▸ Data extract:
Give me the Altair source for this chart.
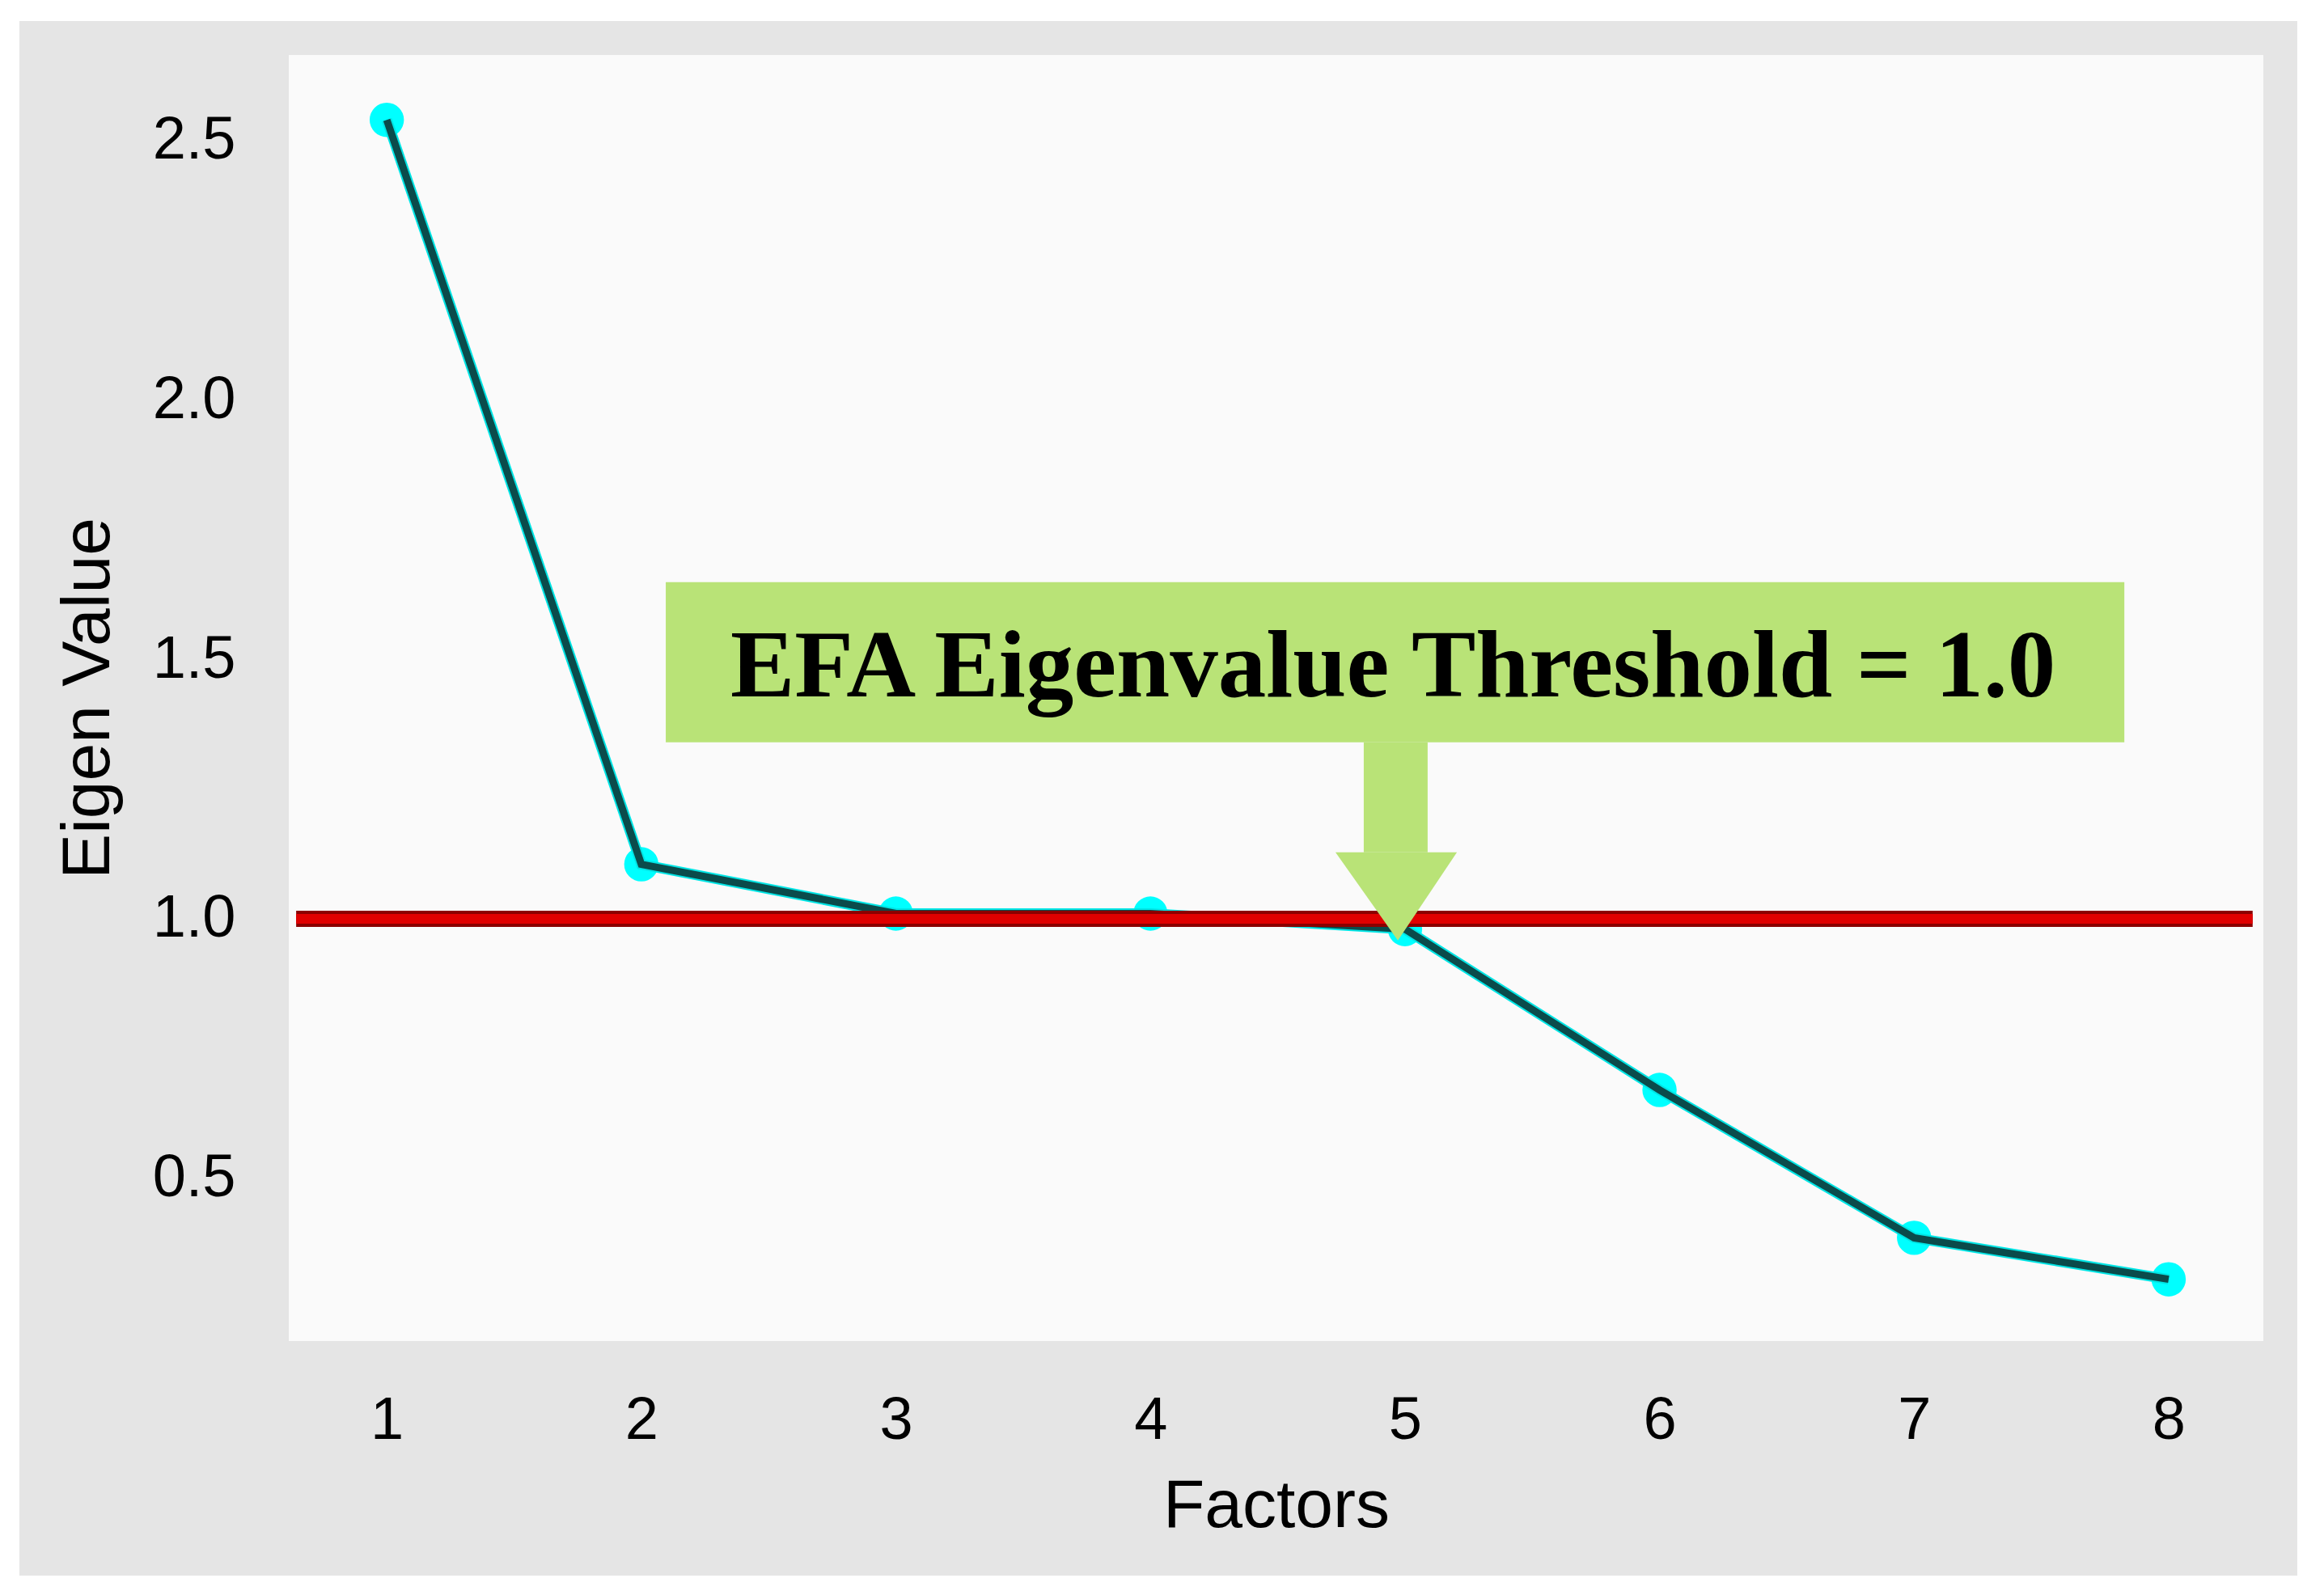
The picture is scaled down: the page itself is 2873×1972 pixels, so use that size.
import altair as alt
import pandas as pd

# ---- data ----
factors = [1, 2, 3, 4, 5, 6, 7, 8]
eigenvalues = [2.54, 1.105, 1.01, 1.01, 0.98, 0.67, 0.385, 0.305]

threshold = 1.0
threshold_span = [0.644, 8.33]

x_ticks = [1, 2, 3, 4, 5, 6, 7, 8]
y_ticks = [0.5, 1.0, 1.5, 2.0, 2.5]
x_domain = [0.615, 8.372]
y_domain = [0.186, 2.665]

annotation_text = "EFA Eigenvalue Threshold = 1.0"
box_x = [2.096, 7.826]
box_y = [1.340, 1.649]
text_pos = [4.953, 1.429]
shaft_x = [4.838, 5.089]
shaft_y = [1.128, 1.340]
head_x = [4.727, 4.972, 5.204]
head_tip_y = [1.128, 0.958, 1.128]
head_base_y = 1.128

# ---- tables ----
df = pd.DataFrame({"factor": factors, "eigen": eigenvalues})
thr_df = pd.DataFrame({"x1": [threshold_span[0]], "x2": [threshold_span[1]], "y": [threshold]})
box_df = pd.DataFrame({"x1": [box_x[0]], "x2": [box_x[1]], "y1": [box_y[0]], "y2": [box_y[1]]})
shaft_df = pd.DataFrame({"x1": [shaft_x[0]], "x2": [shaft_x[1]], "y1": [shaft_y[0]], "y2": [shaft_y[1]]})
head_df = pd.DataFrame({"hx": head_x, "hy": head_tip_y, "hb": [head_base_y] * 3})
text_df = pd.DataFrame({"tx": [text_pos[0]], "ty": [text_pos[1]], "label": [annotation_text]})
one = pd.DataFrame({"k": [0]})

W, H = 2441, 1590

xs = alt.Scale(domain=x_domain, nice=False, zero=False)
ys = alt.Scale(domain=y_domain, nice=False, zero=False)

X_AX = alt.Axis(values=x_ticks, format="d", title="Factors", zindex=1)
Y_AX = alt.Axis(values=y_ticks, format=".1f", title="Eigen Value", zindex=1)

# outer gray panel and light plot panel (styling only)
gray_bg = alt.Chart(one).mark_rect(color="#e5e5e5").encode(
    x=alt.value(-333), x2=alt.value(W + 42), y=alt.value(-42), y2=alt.value(H + 290)
)
plot_bg = alt.Chart(one).mark_rect(color="#fafafa").encode(
    x=alt.value(0), x2=alt.value(W), y=alt.value(0), y2=alt.value(H)
)

points = alt.Chart(df).mark_circle(color="#00ffff", opacity=1, size=1800).encode(
    x=alt.X("factor:Q", scale=xs, axis=X_AX),
    y=alt.Y("eigen:Q", scale=ys, axis=Y_AX),
)
line_outer = alt.Chart(df).mark_line(color="#00e5e5", strokeWidth=13).encode(
    x=alt.X("factor:Q", scale=xs, axis=X_AX),
    y=alt.Y("eigen:Q", scale=ys, axis=Y_AX),
)
line_inner = alt.Chart(df).mark_line(color="#0b4b4b", strokeWidth=9).encode(
    x=alt.X("factor:Q", scale=xs, axis=X_AX),
    y=alt.Y("eigen:Q", scale=ys, axis=Y_AX),
)

thr_dark = alt.Chart(thr_df).mark_rule(color="#8b0000", strokeWidth=20).encode(
    x=alt.X("x1:Q", scale=xs, axis=X_AX), x2="x2:Q",
    y=alt.Y("y:Q", scale=ys, axis=Y_AX),
)
thr_bright = alt.Chart(thr_df).mark_rule(color="#e00000", strokeWidth=12).encode(
    x=alt.X("x1:Q", scale=xs, axis=X_AX), x2="x2:Q",
    y=alt.Y("y:Q", scale=ys, axis=Y_AX),
)

green = "#b9e377"
box = alt.Chart(box_df).mark_rect(color=green).encode(
    x=alt.X("x1:Q", scale=xs, axis=X_AX), x2="x2:Q",
    y=alt.Y("y1:Q", scale=ys, axis=Y_AX), y2="y2:Q",
)
shaft = alt.Chart(shaft_df).mark_rect(color=green).encode(
    x=alt.X("x1:Q", scale=xs, axis=X_AX), x2="x2:Q",
    y=alt.Y("y1:Q", scale=ys, axis=Y_AX), y2="y2:Q",
)
head = alt.Chart(head_df).mark_area(color=green, opacity=1).encode(
    x=alt.X("hx:Q", scale=xs, axis=X_AX),
    y=alt.Y("hy:Q", scale=ys, axis=Y_AX), y2="hb:Q",
)
label = alt.Chart(text_df).mark_text(
    font="Liberation Serif", fontWeight="bold", fontSize=119,
    color="black", baseline="alphabetic", align="center"
).encode(
    x=alt.X("tx:Q", scale=xs, axis=X_AX),
    y=alt.Y("ty:Q", scale=ys, axis=Y_AX),
    text="label:N",
)

chart = alt.layer(
    gray_bg, plot_bg, points, line_outer, line_inner,
    thr_dark, thr_bright, box, shaft, head, label
).properties(
    width=W, height=H,
    background="white",
    padding={"left": 16, "top": 18, "right": 20, "bottom": 10},
).configure_view(
    stroke=None
).configure_axis(
    grid=False, domain=False, ticks=False,
    labelFont="Liberation Sans", labelFontSize=74, labelColor="black",
    titleFont="Liberation Sans", titleFontSize=84, titleFontWeight="normal",
    titleColor="black",
).configure_axisX(
    labelPadding=62, titlePadding=28
).configure_axisY(
    labelPadding=66, titlePadding=36
)

chart.save("out.html", embed_options={"renderer": "svg", "actions": False})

▸ What to do:
Return the whole listing, word for word, and leave out every picture.

▸ Exercise response:
Give me the Altair source for this chart.
The picture is scaled down: the page itself is 2873×1972 pixels, so use that size.
import altair as alt
import pandas as pd

# ---- data ----
factors = [1, 2, 3, 4, 5, 6, 7, 8]
eigenvalues = [2.54, 1.105, 1.01, 1.01, 0.98, 0.67, 0.385, 0.305]

threshold = 1.0
threshold_span = [0.644, 8.33]

x_ticks = [1, 2, 3, 4, 5, 6, 7, 8]
y_ticks = [0.5, 1.0, 1.5, 2.0, 2.5]
x_domain = [0.615, 8.372]
y_domain = [0.186, 2.665]

annotation_text = "EFA Eigenvalue Threshold = 1.0"
box_x = [2.096, 7.826]
box_y = [1.340, 1.649]
text_pos = [4.953, 1.429]
shaft_x = [4.838, 5.089]
shaft_y = [1.128, 1.340]
head_x = [4.727, 4.972, 5.204]
head_tip_y = [1.128, 0.958, 1.128]
head_base_y = 1.128

# ---- tables ----
df = pd.DataFrame({"factor": factors, "eigen": eigenvalues})
thr_df = pd.DataFrame({"x1": [threshold_span[0]], "x2": [threshold_span[1]], "y": [threshold]})
box_df = pd.DataFrame({"x1": [box_x[0]], "x2": [box_x[1]], "y1": [box_y[0]], "y2": [box_y[1]]})
shaft_df = pd.DataFrame({"x1": [shaft_x[0]], "x2": [shaft_x[1]], "y1": [shaft_y[0]], "y2": [shaft_y[1]]})
head_df = pd.DataFrame({"hx": head_x, "hy": head_tip_y, "hb": [head_base_y] * 3})
text_df = pd.DataFrame({"tx": [text_pos[0]], "ty": [text_pos[1]], "label": [annotation_text]})
one = pd.DataFrame({"k": [0]})

W, H = 2441, 1590

xs = alt.Scale(domain=x_domain, nice=False, zero=False)
ys = alt.Scale(domain=y_domain, nice=False, zero=False)

X_AX = alt.Axis(values=x_ticks, format="d", title="Factors", zindex=1)
Y_AX = alt.Axis(values=y_ticks, format=".1f", title="Eigen Value", zindex=1)

# outer gray panel and light plot panel (styling only)
gray_bg = alt.Chart(one).mark_rect(color="#e5e5e5").encode(
    x=alt.value(-333), x2=alt.value(W + 42), y=alt.value(-42), y2=alt.value(H + 290)
)
plot_bg = alt.Chart(one).mark_rect(color="#fafafa").encode(
    x=alt.value(0), x2=alt.value(W), y=alt.value(0), y2=alt.value(H)
)

points = alt.Chart(df).mark_circle(color="#00ffff", opacity=1, size=1800).encode(
    x=alt.X("factor:Q", scale=xs, axis=X_AX),
    y=alt.Y("eigen:Q", scale=ys, axis=Y_AX),
)
line_outer = alt.Chart(df).mark_line(color="#00e5e5", strokeWidth=13).encode(
    x=alt.X("factor:Q", scale=xs, axis=X_AX),
    y=alt.Y("eigen:Q", scale=ys, axis=Y_AX),
)
line_inner = alt.Chart(df).mark_line(color="#0b4b4b", strokeWidth=9).encode(
    x=alt.X("factor:Q", scale=xs, axis=X_AX),
    y=alt.Y("eigen:Q", scale=ys, axis=Y_AX),
)

thr_dark = alt.Chart(thr_df).mark_rule(color="#8b0000", strokeWidth=20).encode(
    x=alt.X("x1:Q", scale=xs, axis=X_AX), x2="x2:Q",
    y=alt.Y("y:Q", scale=ys, axis=Y_AX),
)
thr_bright = alt.Chart(thr_df).mark_rule(color="#e00000", strokeWidth=12).encode(
    x=alt.X("x1:Q", scale=xs, axis=X_AX), x2="x2:Q",
    y=alt.Y("y:Q", scale=ys, axis=Y_AX),
)

green = "#b9e377"
box = alt.Chart(box_df).mark_rect(color=green).encode(
    x=alt.X("x1:Q", scale=xs, axis=X_AX), x2="x2:Q",
    y=alt.Y("y1:Q", scale=ys, axis=Y_AX), y2="y2:Q",
)
shaft = alt.Chart(shaft_df).mark_rect(color=green).encode(
    x=alt.X("x1:Q", scale=xs, axis=X_AX), x2="x2:Q",
    y=alt.Y("y1:Q", scale=ys, axis=Y_AX), y2="y2:Q",
)
head = alt.Chart(head_df).mark_area(color=green, opacity=1).encode(
    x=alt.X("hx:Q", scale=xs, axis=X_AX),
    y=alt.Y("hy:Q", scale=ys, axis=Y_AX), y2="hb:Q",
)
label = alt.Chart(text_df).mark_text(
    font="Liberation Serif", fontWeight="bold", fontSize=119,
    color="black", baseline="alphabetic", align="center"
).encode(
    x=alt.X("tx:Q", scale=xs, axis=X_AX),
    y=alt.Y("ty:Q", scale=ys, axis=Y_AX),
    text="label:N",
)

chart = alt.layer(
    gray_bg, plot_bg, points, line_outer, line_inner,
    thr_dark, thr_bright, box, shaft, head, label
).properties(
    width=W, height=H,
    background="white",
    padding={"left": 16, "top": 18, "right": 20, "bottom": 10},
).configure_view(
    stroke=None
).configure_axis(
    grid=False, domain=False, ticks=False,
    labelFont="Liberation Sans", labelFontSize=74, labelColor="black",
    titleFont="Liberation Sans", titleFontSize=84, titleFontWeight="normal",
    titleColor="black",
).configure_axisX(
    labelPadding=62, titlePadding=28
).configure_axisY(
    labelPadding=66, titlePadding=36
)

chart.save("out.html", embed_options={"renderer": "svg", "actions": False})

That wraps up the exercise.